The Memorial was built with donations and hundreds of donated work hours. Those donating their time were several firefighters, members of the Urban Search and Rescue Team, members of the Heavy Equipment Company of the Los Angeles Fire Department. In the midst of operating the largest fire station west of the Mississippi construction took place in front of the fire station. The construction, design and acquiring of benefactors was done by Joe Lanza, Carrie Konjoyan and Art Grencci, a retired member of the Los Angeles Police Department. Art had heard about the Memorial and came on board with enthusiasm not to be equaled. Art traveled to GZ several times and spent time in Washington, D.C. as well.

The result was a 100 pound piece of Pentagon Limestone that that was to become a part of the 9/11 Memorial. It somehow seemed all those involved were brought together to help build the memorial. Persistence became the key word, but the goal always was the same, "Never Forget"...The Memorial is here to bring about healing in all forms, to offer a place of quiet solitude, as a tribute to those who risk their lives daily and to Never Forget the lives of those lost by first responders on 9/11.

We, who are involved all shared the same vision to build the Memorial, we believe that all the 9/11 Memorials are connected by their mere existence. It is our deepest desire to see people come and visit as often as they wish, to feel a connection, to heal, to honor those lives lost and honor those who serve daily. We hope our humble memorial will be a stopping point for ALL who wish to come visit, honor, grieve and heal day or nigh. The Memorial stands ready to receive visitors.

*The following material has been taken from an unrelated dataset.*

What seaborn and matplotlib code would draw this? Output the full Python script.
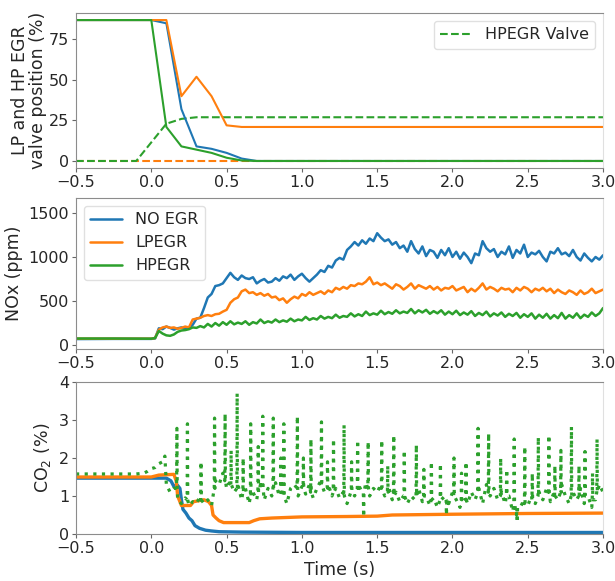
import numpy as np
import pandas as pd
import seaborn as sns
import matplotlib
matplotlib.use("Agg")
import matplotlib.pyplot as plt

sns.set_style("white", {"axes.edgecolor": "0.55", "xtick.bottom": True, "ytick.left": True})
plt.rcParams['font.family'] = ['DejaVu Sans']

BLUE, ORANGE, GREEN = "#1f77b4", "#ff7f0e", "#2ca02c"

# ---- valve positions (%), sampled every 0.1 s from -0.5 to 3.0 s ----
valve_time = np.round(np.arange(36) * 0.1 - 0.5, 2)
noegr_pos = [87] * 6 + [85, 32, 9, 7.5, 5, 1.5] + [0] * 24
lpegr_pos = [87] * 7 + [40, 52, 40, 22, 21] + [21] * 24
hpegr_pos = [87] * 6 + [21, 9, 7, 5, 2, 0.3] + [0] * 24
lpegr_valve = [0] * 36
hpegr_valve = [0] * 5 + [11.5, 23, 26, 27] + [27] * 27

# ---- NOx (ppm): two points before the step, then every 0.025 s from 0 to 3 s ----
nox_time = np.concatenate([[-0.5, -0.25], np.arange(121) * 0.025])
nox_noegr = [68, 70,
             70, 75, 190, 180, 210, 195, 175, 190,
             200, 185, 200, 230, 300, 310, 420, 540,
             580, 670, 680, 700, 760, 820, 770, 740,
             790, 760, 750, 770, 700, 730, 750, 710,
             720, 760, 730, 780, 760, 800, 740, 780,
             810, 760, 720, 760, 800, 850, 830, 900,
             880, 960, 990, 970, 1080, 1120, 1170, 1130,
             1190, 1150, 1210, 1180, 1270, 1220, 1180, 1200,
             1140, 1170, 1100, 1130, 1060, 1180, 1090, 1040,
             1120, 1010, 1080, 1060, 990, 1080, 1020, 1100,
             1000, 1060, 980, 1050, 1000, 930, 1040, 1020,
             1180, 1100, 1060, 1090, 1000, 1060, 1030, 1120,
             990, 1080, 1040, 1140, 1000, 1050, 1030, 1070,
             1000, 950, 1060, 1040, 1100, 1030, 1050, 1010,
             1080, 1000, 960, 1040, 990, 950, 1000, 970,
             1020]
nox_lpegr = [72, 72,
             72, 80, 175, 200, 210, 195, 200, 185,
             195, 210, 200, 290, 300, 310, 330, 340,
             330, 350, 355, 380, 400, 480, 520, 540,
             610, 630, 590, 600, 570, 590, 560, 580,
             540, 550, 510, 530, 480, 520, 550, 530,
             580, 560, 600, 570, 590, 610, 580, 620,
             600, 650, 630, 660, 640, 680, 670, 700,
             690, 720, 770, 690, 710, 680, 700, 670,
             640, 690, 670, 630, 660, 700, 640, 680,
             660, 640, 670, 630, 660, 620, 650, 640,
             670, 620, 640, 660, 600, 640, 610, 650,
             700, 630, 660, 640, 610, 650, 630, 640,
             600, 650, 620, 660, 640, 600, 640, 620,
             650, 610, 640, 590, 630, 600, 580, 620,
             600, 570, 620, 580, 600, 640, 590, 610,
             630]
nox_hpegr = [74, 74,
             72, 80, 160, 130, 110, 105, 120, 150,
             165, 170, 180, 200, 195, 215, 200, 240,
             210, 250, 220, 260, 230, 270, 235, 255,
             240, 270, 230, 260, 245, 290, 250, 270,
             255, 290, 260, 280, 265, 300, 270, 290,
             280, 320, 285, 305, 290, 330, 300, 320,
             305, 345, 310, 330, 320, 360, 325, 350,
             330, 380, 340, 360, 345, 390, 350, 375,
             355, 395, 360, 380, 365, 410, 360, 395,
             370, 400, 355, 385, 360, 395, 345, 380,
             350, 390, 340, 370, 345, 385, 330, 365,
             340, 380, 325, 360, 335, 370, 320, 355,
             330, 365, 310, 350, 320, 360, 300, 345,
             310, 355, 300, 340, 305, 365, 300, 340,
             310, 360, 305, 345, 320, 370, 330, 360,
             420]

# ---- CO2 (%) ----
co2_noegr_time = [-0.5, 0.1, 0.13, 0.15, 0.17, 0.19, 0.2, 0.21, 0.23, 0.25, 0.27,
                  0.29, 0.32, 0.36, 0.4, 0.45, 0.6, 1.0, 2.0, 3.0]
co2_noegr = [1.47, 1.47, 1.4, 1.25, 1.3, 1.2, 0.9, 0.65, 0.55, 0.42, 0.35,
             0.22, 0.15, 0.1, 0.08, 0.06, 0.05, 0.04, 0.04, 0.04]
co2_lpegr_time = [-0.5, 0.0, 0.05, 0.15, 0.165, 0.175, 0.19, 0.2, 0.26, 0.28, 0.35,
                  0.38, 0.4, 0.41, 0.43, 0.45, 0.48, 0.65, 0.68, 0.72, 0.8, 1.0,
                  1.3, 1.5, 1.6, 2.0, 2.5, 3.0]
co2_lpegr = [1.5, 1.5, 1.55, 1.57, 1.4, 1.0, 0.85, 0.75, 0.75, 0.85, 0.9,
             0.85, 0.75, 0.5, 0.42, 0.35, 0.3, 0.3, 0.35, 0.4, 0.42, 0.45,
             0.46, 0.47, 0.5, 0.52, 0.54, 0.55]
co2_hpegr_pre_time = [-0.5, -0.3, -0.1, -0.05, -0.025, 0.0, 0.025, 0.05, 0.075, 0.09]
co2_hpegr_pre = [1.58, 1.58, 1.58, 1.6, 1.65, 1.72, 1.75, 1.85, 1.9, 2.05]
co2_hpegr_grid = np.arange(117) * 0.025 + 0.1
co2_hpegr_base = [1.3, 1.1, 1.2, 0.9, 0.8, 0.95, 0.75, 0.85,
                  0.8, 1.0, 0.8, 0.9, 0.75, 1.4, 1.3, 1.6,
                  1.2, 1.4, 1.1, 1.3, 0.9, 1.2, 0.8, 1.1,
                  0.9, 1.3, 0.9, 1.2, 1.0, 1.35, 1.0, 1.1,
                  0.8, 1.2, 1.3, 1.0, 1.25, 1.05, 1.3, 0.95,
                  1.2, 1.4, 1.1, 1.3, 1.0, 1.2, 0.95, 1.1,
                  0.8, 1.1, 1.0, 1.3, 1.1, 1.35, 1.0, 1.2,
                  1.1, 1.3, 1.0, 1.25, 0.9, 1.1, 0.85, 1.0,
                  0.8, 1.0, 0.9, 1.2, 0.85, 1.0, 0.75, 0.95,
                  0.7, 0.9, 1.0, 0.8, 1.1, 0.9, 0.7, 1.0,
                  0.8, 1.1, 0.9, 1.2, 0.8, 1.3, 1.0, 1.2,
                  0.9, 1.1, 0.8, 1.0, 0.6, 0.5, 0.7, 0.9,
                  0.75, 1.0, 0.8, 1.1, 0.9, 1.2, 0.85, 1.1,
                  0.9, 1.3, 1.0, 0.8, 1.1, 0.9, 1.2, 0.8,
                  1.0, 0.7, 0.9, 1.3,
                  1.1]
# short spikes of the HPEGR CO2 trace: time, level at the foot, level at the tip
spike_time = [0.17, 0.24, 0.33, 0.42, 0.49, 0.53, 0.57, 0.61, 0.66, 0.71, 0.74,
              0.81, 0.86, 0.88, 0.97, 1.01, 1.06, 1.13, 1.17, 1.21, 1.28, 1.33,
              1.37, 1.41, 1.44, 1.53, 1.57, 1.61, 1.68, 1.76, 1.81, 1.86, 1.92,
              1.96, 2.01, 2.06, 2.09, 2.17, 2.24, 2.32, 2.36, 2.41, 2.43, 2.48,
              2.53, 2.57, 2.64, 2.68, 2.72, 2.79, 2.84, 2.88, 2.93, 2.96]
spike_foot = [1.2, 0.9, 0.9, 1.2, 1.4, 1.3, 1.2, 1.1, 1.0, 1.1, 1.2,
              1.2, 1.1, 1.0, 1.2, 1.2, 1.1, 1.3, 1.2, 1.1, 1.0, 1.1,
              1.2, 1.1, 1.2, 1.2, 1.1, 1.0, 1.0, 1.0, 1.0, 0.9, 0.9,
              0.9, 1.0, 0.9, 0.9, 1.1, 1.1, 1.0, 1.0, 0.8, 0.7, 0.8,
              0.9, 1.0, 1.1, 1.0, 1.1, 1.0, 1.0, 1.0, 0.9, 1.1]
spike_tip = [2.78, 2.9, 1.9, 3.05, 3.17, 2.2, 3.7, 2.0, 2.9, 2.3, 3.1,
             3.05, 2.0, 2.9, 3.1, 2.0, 2.5, 2.95, 1.9, 2.5, 2.87, 1.9,
             2.47, 0.45, 2.43, 2.47, 1.8, 2.6, 2.2, 2.35, 1.7, 1.9, 1.85,
             0.5, 2.0, 1.6, 1.9, 2.78, 2.65, 2.0, 1.7, 2.5, 0.3, 2.3,
             1.6, 2.55, 2.6, 1.8, 2.2, 2.82, 1.8, 2.17, 1.6, 2.5]

st = np.array(spike_time)
co2_green = pd.DataFrame({
    "t": np.concatenate([co2_hpegr_pre_time, co2_hpegr_grid,
                         st - 0.002, st, st + 0.002]),
    "v": np.concatenate([co2_hpegr_pre, co2_hpegr_base,
                         spike_foot, spike_tip, spike_foot]),
}).sort_values("t")

# ---- figure ----
fig = plt.figure(figsize=(6.15, 5.81), dpi=100)
ax1 = fig.add_axes([0.1236, 0.7108, 0.857, 0.2668])
ax2 = fig.add_axes([0.1236, 0.3993, 0.857, 0.2599])
ax3 = fig.add_axes([0.1236, 0.0809, 0.857, 0.2616])

# top: valve positions
sns.lineplot(x=valve_time, y=lpegr_valve, color=ORANGE, lw=1.5, linestyle="--", ax=ax1)
sns.lineplot(x=valve_time, y=hpegr_valve, color=GREEN, lw=1.5, linestyle="--",
             label="HPEGR Valve", ax=ax1)
sns.lineplot(x=valve_time, y=noegr_pos, color=BLUE, lw=1.5, ax=ax1)
sns.lineplot(x=valve_time, y=lpegr_pos, color=ORANGE, lw=1.5, ax=ax1)
sns.lineplot(x=valve_time, y=hpegr_pos, color=GREEN, lw=1.5, ax=ax1)
ax1.set_ylim(-4.35, 91.35)
ax1.set_yticks([0, 25, 50, 75])
ax1.set_ylabel("LP and HP EGR\nvalve position (%)", fontsize=12.5, linespacing=1.0,
               labelpad=1)
ax1.legend(loc="upper right", fontsize=11.5, handlelength=2.0, edgecolor="0.85")

# middle: NOx
sns.lineplot(x=nox_time, y=nox_noegr, color=BLUE, lw=1.8, label="NO EGR", ax=ax2)
sns.lineplot(x=nox_time, y=nox_lpegr, color=ORANGE, lw=1.8, label="LPEGR", ax=ax2)
sns.lineplot(x=nox_time, y=nox_hpegr, color=GREEN, lw=1.8, label="HPEGR", ax=ax2)
ax2.set_ylim(-45, 1670)
ax2.set_yticks([0, 500, 1000, 1500])
ax2.set_ylabel("NOx (ppm)", fontsize=12.5)
ax2.legend(loc="upper left", fontsize=11.5, edgecolor="0.85")

# bottom: CO2
sns.lineplot(x=co2_noegr_time, y=co2_noegr, color=BLUE, lw=2.4, ax=ax3)
sns.lineplot(x=co2_lpegr_time, y=co2_lpegr, color=ORANGE, lw=2.4, ax=ax3)
sns.lineplot(data=co2_green, x="t", y="v", color=GREEN, lw=2.3,
             linestyle=(0, (1.0, 1.7)), sort=False, estimator=None, ax=ax3)
ax3.set_ylim(0, 4)
ax3.set_yticks([0, 1, 2, 3, 4])
ax3.set_ylabel("CO$_2$ (%)", fontsize=12.5)
ax3.set_xlabel("Time (s)", fontsize=12.5)

for ax in (ax1, ax2, ax3):
    ax.set_xlim(-0.5, 3.0)
    ax.set_xticks([-0.5, 0.0, 0.5, 1.0, 1.5, 2.0, 2.5, 3.0])
    ax.tick_params(labelsize=11.5, length=3, width=0.8, color="0.4", pad=2)
    if ax is not ax3:
        ax.set_xlabel("")
    ax.spines["right"].set_color("0.88")

fig.savefig("out.png", dpi=100)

On the weekend of September 10th of each year we have a WE REMEMBER WALK. We meet at the Sherman Oaks Galleria and walk the 1/2 mile to the Memorial. Our official Chaplin is Rev. Bill Minson of Today Ministries. Rev. Bill was called to the WTC and still works with family members. He is also with PRAYAMERICAPRAY. They pray every day at noon for victims and families of 9/11. We have hosted many prayers services at the 9/11 Memorial including a 12 hour prayer Vigil for the families and victims of the fatal Esperanza Fire in October of 2006.

Also a Veterans Day prayer service took place at the Memorial. All officiated by Rev. Bill Minson, members of LAFD Fire Station 88. We welcome your comments, visits to our website and hopefully to the Memorial. If you are so motivated to bring flowers, a note, photo or just to sit and pray in your own fashion, you are most welcome to do so. We the involved key persons are committed Americans all of immigrant families who choose this great Country for our families to establish generations to come. Donations are most welcome and appreciated but not necessary. Donations may be made to:

California Community Foundation
Adopt-A-Fire Station
5101 N. Sepulveda Blvd.
Sherman Oaks, California
91403

(please write "designated for the 9/11 Memorial" in memo area)

California Community Foundation, Adopt-A-Fire Station is a 501 (c) 3 status. We encourage you to visit the Memorial feel its' powerful effect and reflect about why it is here.

If you happen to see a fire fighter or law enforcement officer in uniform thank them. They are the heroes who risk their lives for you and me. All the first responders have one major thread going through them, humbleness. Take that from them, use it in your life, worship God, support your Country and community in any small or large way. If you cannot physically be involved, write a check or share your talents. Volunteer, you will receive much more back than you gave.